Understand Where and How Software Is Created in Your Organization
One of the biggest challenges of shifting security left is understanding how and where software is created within the organization. This is shaped by various variables, including the company's size and whether the work is outsourced to multiple vendors. For example, a large organization will likely spend more than a few months digging, and require additional time to review contracts. Key items to identify are people, process, and technology:
- People = who is developing the code
- Process = the flow from development laptops to production
- Technology = systems used to enable the process
Developer-Friendly Security Tools
Providing and implementing developers with friendly tools from the beginning of development ensures that security teams are empowering DevOps teams with the right set of tools to take ownership for the security posture of their applications. Practical and unobtrusive security tools dramatically increase developers' willingness and ability to inject security into their pipelines. As security professionals, we must equip them with tools that do not hinder their processes but, rather, empower them to build with the confidence that their applications are secure.

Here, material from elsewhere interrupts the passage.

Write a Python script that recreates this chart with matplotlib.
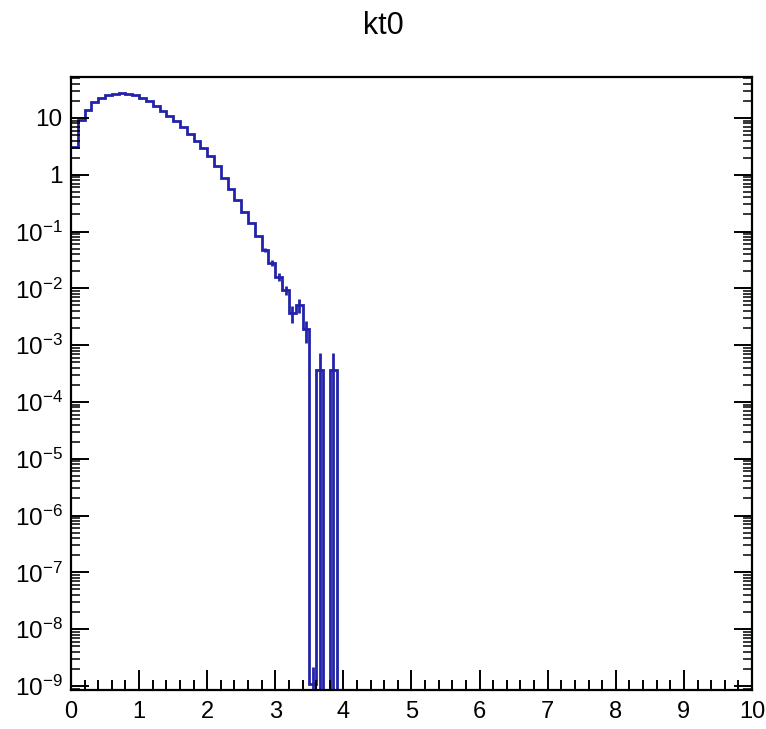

Implementing these steps within your organization is the start of bridging the divide between developers and security teams. If done correctly and there is complete buy-in from both sides, a culture change will occur organically. Security teams will begin to trust developers to take ownership for security, while developers will continue to operate with speed and agility. By shifting left, both teams put themselves in a position to better protect the organization and strengthen the overall security posture.